Evolutionary algorithms and optimisation

Imagine your local walking group has arranged a weekend trip for its members and one of the activities is a hill climbing exercise. The problem assigned to your group leader is to identify who among you will reach the hill in the shortest time.

There are two approaches he or she could take to complete this task: ask only one of you to climb up the hill at a time and measure the time needed, or ask all of you to run all at once and see who reaches first.

That second method is known as the “population approach” of solving optimisation problems – and that’s how evolutionary algorithms work. The “population” of solutions are evolved over a number of iterations, with only the fittest solutions making it to the next.

This is analogous to the champion girl from your school making to the next round which was contested among champions from other schools in your state, then your country, and finally winning among all the countries.

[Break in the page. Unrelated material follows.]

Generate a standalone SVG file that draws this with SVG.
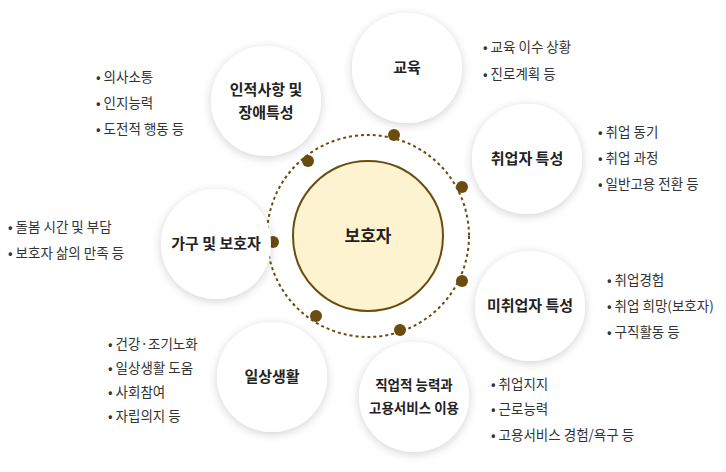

Or, in our above scenario, finding who in the walking group reaches the hill top fastest, who would then be denoted as the fittest.

In engineering, optimisation needs are faced at almost every step, so it’s not surprising evolutionary algorithms have been successful in that domain.

Design optimisation of scramjets

At the Multi-disciplinary Design Optimisation Group at the University of New South Wales, my colleagues and I are involved in the design optimisation of scramjets, as part of the SCRAMSPACE program. In this, we’re working with colleagues from the University of Queensland.

Our evolutionary algorithms-based optimisation procedures have been successfully used to obtain the optimal configuration of various components of a scramjet.

Some of these have quite technical names, that in themselves would require quite a bit of explanation but, if you want, you can get a feel for the kind of work we do, and its applications for scramjets, by clicking here.

There are, at the risk of sounding over-zealous, no limits to the application of evolutionary algorithms.

Has this whetted your appetite? Have you learnt something new today?

If so, I’m glad. May the force be with you!